The International Monetary Fund (IMF) has got some news, and it’s not going to please Germany and the other countries of the European north. In its latest report on the economic state of Greece, the IMF virtually admits that the current, hard-won plan to rescue the country—by lending it €130 billion ($173 billion) to help it bring down its debt burden to a target of 124% of GDP by 2020—simply isn’t good enough. Further, it projects a €5.5–9.5 billion funding gap, all of which Greece will have to face in 2015 and 2016. The fund writes:
Greece’s recovery is now projected to start later, and the path for medium-term potential output is expected to be lower… Given the revised policy framework and deeper recession, and assuming no actions to reduce debt, Greece’s debt would be unsustainable. Greece’s debt would be considerably higher than in the original EFF-supported program, peaking at close to 200 percent of GDP and only slowly declining to 150–160 percent of GDP in 2020.

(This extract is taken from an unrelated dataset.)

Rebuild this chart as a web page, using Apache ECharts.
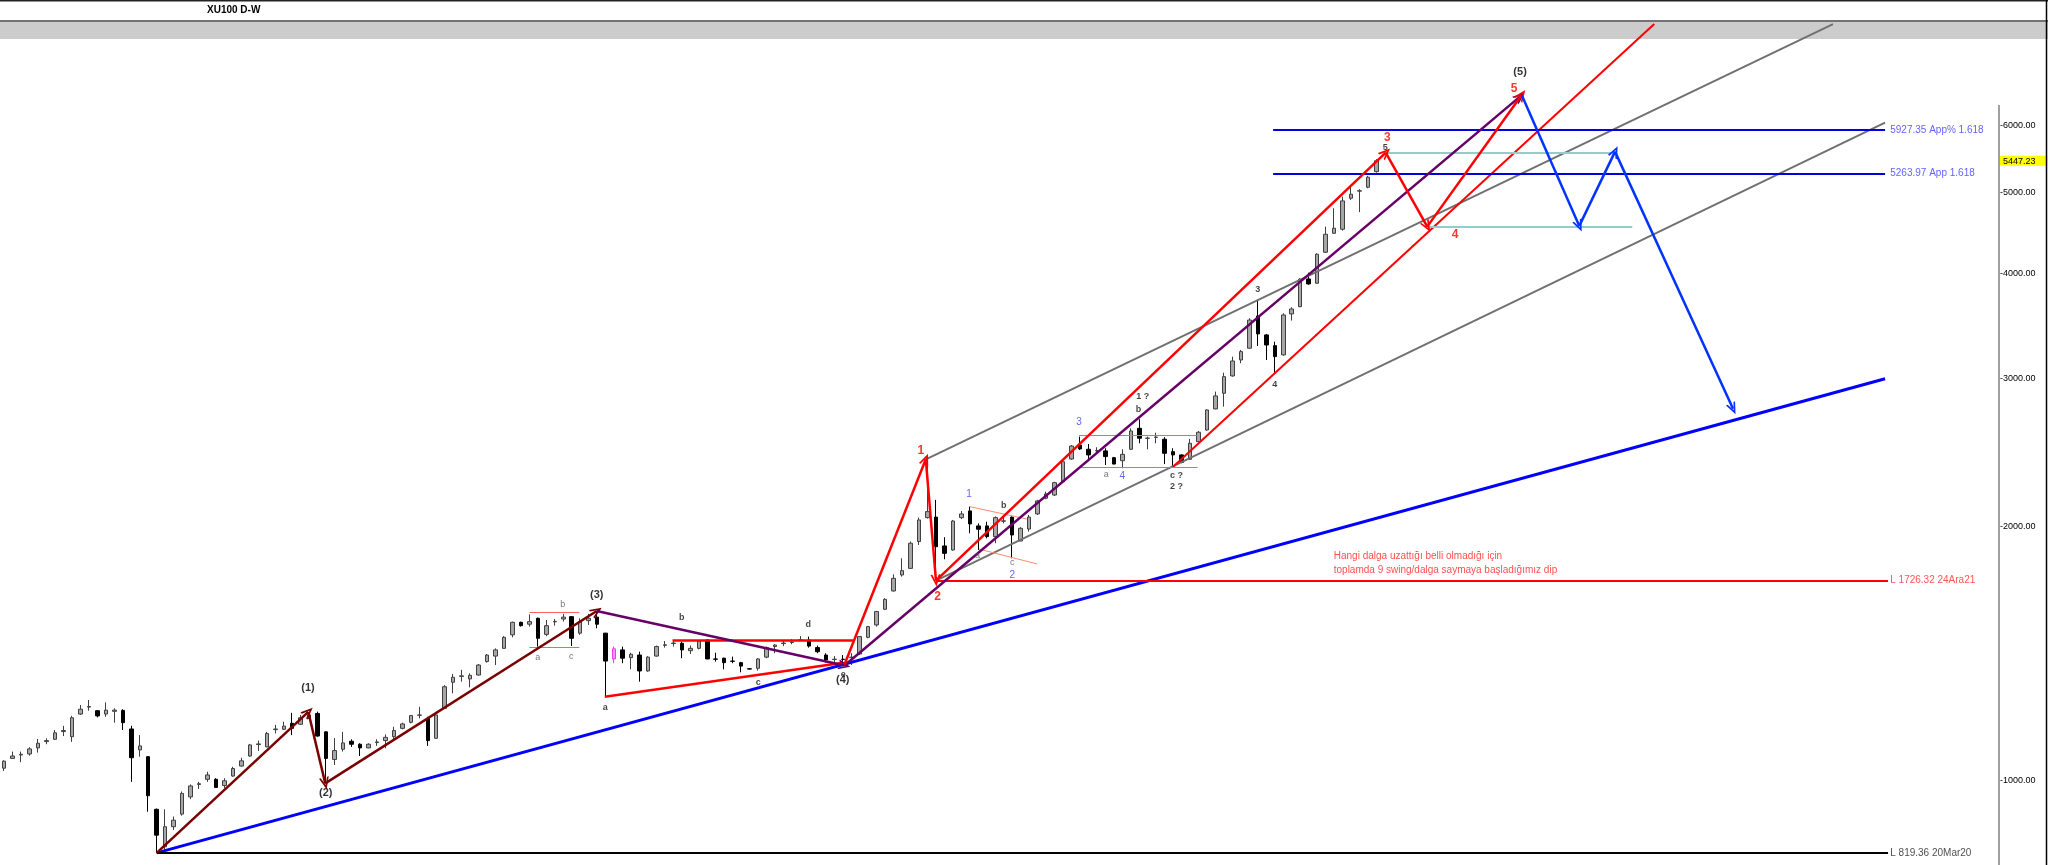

This doesn’t merely mean Greece will recover more slowly. It also means that the rest of Europe will have to pay—i.e., lose—the difference between the overly rosy original predictions and the numbers that the IMF (which isn’t even the most cynical forecaster) is now putting forward. If the IMF’s predictions are accurate, then Greece will also be at risk of defaulting again in 2015 or 2016, as it will lack adequate funds to pay its bills. The report continues:
Time will tell what the full commitment will require, but staff’s assessment at this point is that some combination of haircuts on outstanding GLF loans [essentially, loans from the European Central Bank, European countries, and the IMF], close to zero interest rates on GLF loans and lower rates on EFSF loans [loans from the bailout fund], or long-term transfers [another bailout] will be necessary.
Admittedly, these are no longer big numbers. Europe has, time and again, succumbed to market pressure and paid up; is €10 billion more really the end of the world? If past forecasts are any indication, the IMF’s estimate of the shortfall will further grow with time, but that’s the price of keeping Greece in the euro, to be set against the still-bigger price of a Grexit.
It’s important to note, however, that Greece’s primary creditors right now aren’t private stakeholders, who can often be forced to take “haircuts” on money they’ve lent. Most of what Greece owes, it owes to the troika (the ECB, the IMF and EU countries). The €130 billion bailout is already Greece’s second, so unless there’s political support for a third, the troika’s members would all have to forgive some of this debt—or at least all the interest they’re currently charging Greece for the bailout. That’s a drastic prospect for them. Forgiving debt isn’t something the IMF habitually does; European populations would hate their governments doing it; and the ECB is prohibited by law from “monetizing debt.” So far, they’ve budged (only slightly) in offering lower interest payments on loans to Greece and delays in debt repayments; it seems likely that the current shortfall would require much higher losses.
So big battles are still ahead in Europe. Regardless of countries’ commitments to keeping the euro zone whole, they’ll still have to consent to make new, even more unsavory compromises to do so.